By Anne Mostue
June 20, 2012
BOSTON — Do you remember Friday nights at the Museum of Science in high school and college? Laser lights, special effects and Pink Floyd and Zeppelin. This summer it's back — but with a local band and a 21st-century touch.
"The technology is video projection, but like video projection on steroids," said David Rabkin, director of the Museum of Science planetarium.
To be exact, it isn't actually a laser show.
"It's all digital video, there's no lasers involved," he explained. "The range of colors and the detail and the motion that we can do now, there's just no comparison. It's a completely different media."

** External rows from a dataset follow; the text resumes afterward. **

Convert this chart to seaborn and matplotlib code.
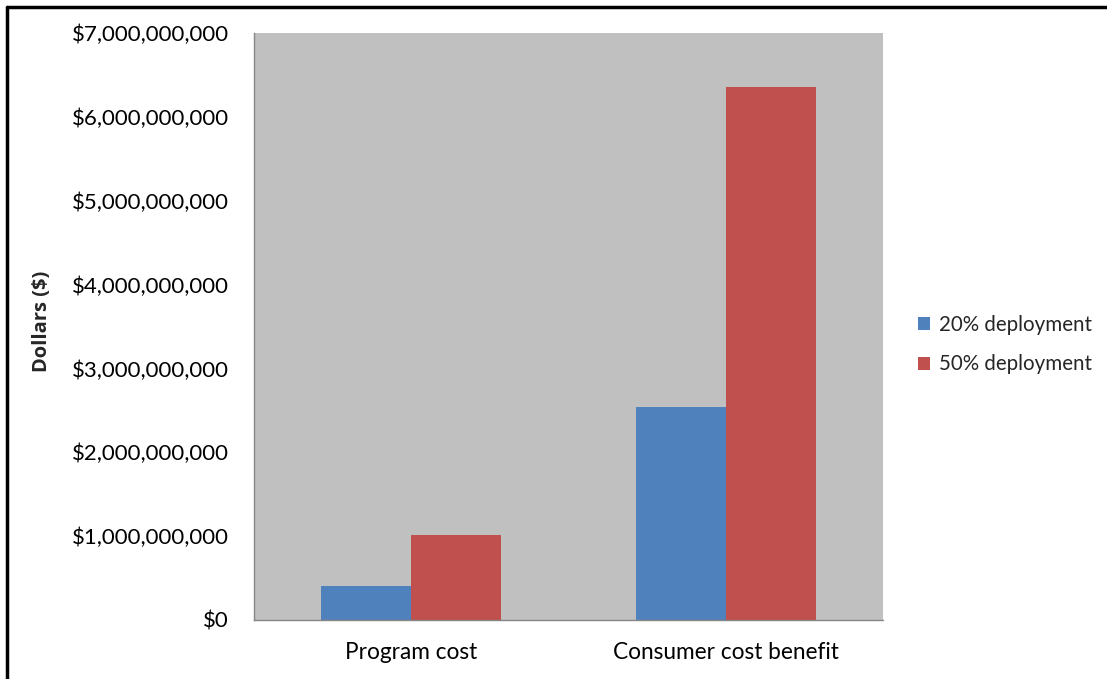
import matplotlib
matplotlib.use("Agg")
import matplotlib.pyplot as plt
from matplotlib.lines import Line2D
from matplotlib.ticker import FuncFormatter, FixedLocator
import seaborn as sns
import pandas as pd

categories = ["Program cost", "Consumer cost benefit"]
series = ["20% deployment", "50% deployment"]
values_20 = [0.40e9, 2.54e9]
values_50 = [1.01e9, 6.36e9]
colors = ["#4F81BD", "#C0504D"]

df = pd.DataFrame({
    "category": categories * 2,
    "series": [series[0]] * 2 + [series[1]] * 2,
    "value": values_20 + values_50,
})

sns.set_theme(style="white")
plt.rcParams["font.family"] = ["Lato", "DejaVu Sans"]

fig = plt.figure(figsize=(11.07, 6.79), dpi=100)
ax = fig.add_axes([254 / 1107, 59 / 679, 629 / 1107, 587 / 679])
ax.set_facecolor("#C0C0C0")

sns.barplot(data=df, x="category", y="value", hue="series", order=categories,
            hue_order=series, palette=colors, width=0.572, saturation=1,
            edgecolor="none", linewidth=0, ax=ax)

ax.set_xlim(-0.5, 1.5)
ax.set_ylim(0, 7e9)
ax.set_yticks([i * 1e9 for i in range(8)])
ax.yaxis.set_major_formatter(FuncFormatter(lambda v, p: f"${v:,.0f}"))

ax.xaxis.set_minor_locator(FixedLocator([-0.5, 0.5, 1.5]))
ax.tick_params(axis="x", which="major", length=0, pad=16, labelsize=16.3, colors="black")
ax.tick_params(axis="x", which="minor", length=7, width=1, color="#868686", direction="out")
ax.tick_params(axis="y", length=7, width=1, color="#868686", direction="out",
               pad=11, labelsize=16, colors="black")
ax.set_xlabel("")
ax.set_ylabel("Dollars ($)", fontsize=14.5, fontweight="bold",
              family=["Open Sans", "DejaVu Sans"])
ax.yaxis.set_label_coords(-0.321, 0.509)

for side in ["top", "right"]:
    ax.spines[side].set_visible(False)
for side in ["left", "bottom"]:
    ax.spines[side].set_color("#868686")
    ax.spines[side].set_linewidth(1)

handles, labels = ax.get_legend_handles_labels()
ax.legend(handles, labels, loc="center left", bbox_to_anchor=(1.026, 0.469),
          frameon=False, fontsize=14.8, handlelength=0.6, handleheight=0.6,
          handletextpad=0.45, labelspacing=0.95)

# outer frame: left and top edges
fig.add_artist(Line2D([7 / 1107, 7 / 1107], [0, 1 - 7 / 679], transform=fig.transFigure,
                      color="black", linewidth=2.5))
fig.add_artist(Line2D([7 / 1107, 1], [1 - 7 / 679, 1 - 7 / 679], transform=fig.transFigure,
                      color="black", linewidth=2.5))

fig.savefig("out.png", dpi=100)
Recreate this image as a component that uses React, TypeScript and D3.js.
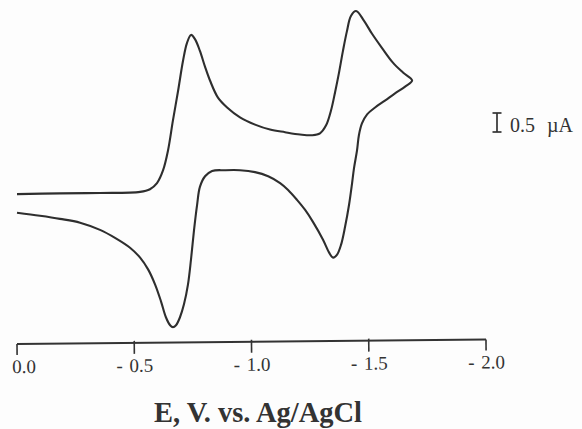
import React from "react";
import * as d3 from "d3";

// Potential (V vs Ag/AgCl) and current (µA, cathodic up)
const forwardE = [0.0, -0.183, -0.354, -0.525, -0.567, -0.597, -0.623, -0.644, -0.665, -0.687, -0.708, -0.725, -0.742, -0.759, -0.780, -0.802, -0.823, -0.857, -0.896, -0.951, -1.015, -1.079, -1.143, -1.207, -1.258, -1.292, -1.318, -1.339, -1.356, -1.373, -1.390, -1.407, -1.424, -1.446, -1.480, -1.514, -1.556, -1.603, -1.646, -1.685];
const forwardI = [-0.03, -0.01, 0.0, 0.03, 0.10, 0.26, 0.60, 1.12, 1.91, 2.69, 3.48, 3.95, 4.16, 4.05, 3.74, 3.32, 2.96, 2.51, 2.25, 1.99, 1.80, 1.67, 1.60, 1.54, 1.52, 1.57, 1.78, 2.17, 2.64, 3.16, 3.74, 4.26, 4.66, 4.79, 4.53, 4.19, 3.82, 3.43, 3.17, 2.96];
const reverseE = [-1.685, -1.655, -1.612, -1.569, -1.527, -1.493, -1.471, -1.458, -1.450, -1.437, -1.429, -1.416, -1.399, -1.382, -1.365, -1.348, -1.331, -1.305, -1.262, -1.228, -1.194, -1.156, -1.122, -1.071, -1.015, -0.951, -0.887, -0.832, -0.802, -0.780, -0.768, -0.755, -0.742, -0.729, -0.712, -0.695, -0.678, -0.665, -0.653, -0.635, -0.614, -0.589, -0.559, -0.525, -0.482, -0.418, -0.354, -0.269, -0.183, -0.098, 0.0];
const reverseI = [2.96, 2.80, 2.62, 2.43, 2.25, 2.07, 1.83, 1.52, 1.12, 0.65, 0.26, -0.31, -0.89, -1.36, -1.62, -1.70, -1.57, -1.23, -0.76, -0.44, -0.18, 0.08, 0.26, 0.44, 0.55, 0.60, 0.60, 0.58, 0.44, 0.16, -0.31, -0.97, -1.75, -2.41, -2.93, -3.27, -3.48, -3.53, -3.48, -3.27, -2.85, -2.41, -2.01, -1.70, -1.44, -1.18, -0.97, -0.78, -0.68, -0.60, -0.52];

const tickValues = [0.0, -0.5, -1.0, -1.5, -2.0];
const tickLabels = ["0.0", "-0.5", "-1.0", "-1.5", "-2.0"];
const axisTitle = "E, V. vs. Ag/AgCl";
const scaleBarCurrent = 0.5;
const scaleBarLabel = "0.5";
const scaleBarUnit = "µA";

export default function App() {
  const W = 582;
  const H = 429;
  const x = d3.scaleLinear().domain([0, -2.0]).range([17, 486]);
  const y = d3.scaleLinear().domain([0, 1]).range([193, 155]);

  const pts: [number, number][] = [
    ...forwardE.map((e, i) => [e, forwardI[i]] as [number, number]),
    ...reverseE.slice(1).map((e, i) => [e, reverseI[i + 1]] as [number, number]),
  ];
  const line = d3
    .line<[number, number]>()
    .x((d) => x(d[0]))
    .y((d) => y(d[1]))
    .curve(d3.curveCatmullRom.alpha(0.5));
  const pathD = line(pts) || "";

  const axisY = 344;
  const barX = 497;
  const barTop = 113;
  const barBottom = barTop + (y(0) - y(scaleBarCurrent));

  return (
    <svg
      width={W}
      height={H}
      style={{ position: "absolute", left: 0, top: 0, background: "#fff" }}
    >
      <rect x={0} y={0} width={W} height={H} fill="#fdfdfd" />
      <path d={pathD} fill="none" stroke="#2e2e2e" strokeWidth={2.1} strokeLinejoin="round" />

      <g transform={`rotate(-0.55, ${x(0)}, ${axisY})`}>
        <line x1={x(0)} x2={x(-2.0)} y1={axisY} y2={axisY} stroke="#333" strokeWidth={2} />
        {tickValues.map((t, i) => {
          const label = tickLabels[i];
          const neg = label.startsWith("-");
          return (
            <g key={i}>
              <line x1={x(t)} x2={x(t)} y1={axisY - (i === 0 || i === 4 ? 0 : 2)} y2={axisY + 11} stroke="#333" strokeWidth={1.6} />
              <text y={axisY + 29} fontFamily="Liberation Serif" fontSize={19} fill="#333">
                {neg ? <tspan x={x(t) - 18}>-</tspan> : null}
                <tspan x={x(t) - 5}>{neg ? label.slice(1) : label}</tspan>
              </text>
            </g>
          );
        })}
      </g>

      <text
        x={258}
        y={422}
        textAnchor="middle"
        fontFamily="Liberation Serif"
        fontWeight="bold"
        fontSize={28.5}
        fill="#333"
      >
        {axisTitle}
      </text>

      <g stroke="#333" strokeWidth={1.7}>
        <line x1={barX} x2={barX} y1={barTop} y2={barBottom} />
        <line x1={barX - 4.5} x2={barX + 4.5} y1={barTop} y2={barTop} />
        <line x1={barX - 4.5} x2={barX + 4.5} y1={barBottom} y2={barBottom} />
      </g>
      <text x={510} y={barBottom} fontFamily="Liberation Serif" fontSize={20} fill="#333">
        {scaleBarLabel}
      </text>
      <text x={547} y={barBottom} fontFamily="Liberation Serif" fontSize={20} fill="#333">
        {scaleBarUnit}
      </text>
    </svg>
  );
}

Using the same 3-D digital animation software that engineers at Pixar use, the Museum of Science staff have animated an album's worth of '70s-style rock music by the band Ghosts of Jupiter.
The result is a trippy movement through space, the human body and whirling geometric shapes. At times it can even induce a little vertigo.
The show is purely entertainment, Rabkin said, in keeping with the previous, popular laser shows.
"It was sort of this cultural icon, and I think sort of a rite of passage is a good way to think about it. Sort of a touchpoint in Boston," he said.
Rabkin called this the most technologically advanced digital theater in New England, thanks to a $9 million renovation that was completed last year and funded through the Charles Hayden Foundation and private donations.
And he was eager to point out that the museum isn't just for children. The new animation and other planetarium shows are attracting lots of adults, including Ghosts of Jupiter guitarist Johnny Trama.
"When I first came to town I think I was here every weekend. That's why this is like really cool," Trama said. "Back then it was just a couple of squiggly lines in the dark. Now it's — I mean, you're literally flying through space. It's pretty cool."
"The Ghosts of Jupiter: Music Experience" opens June 22 at the Museum of Science.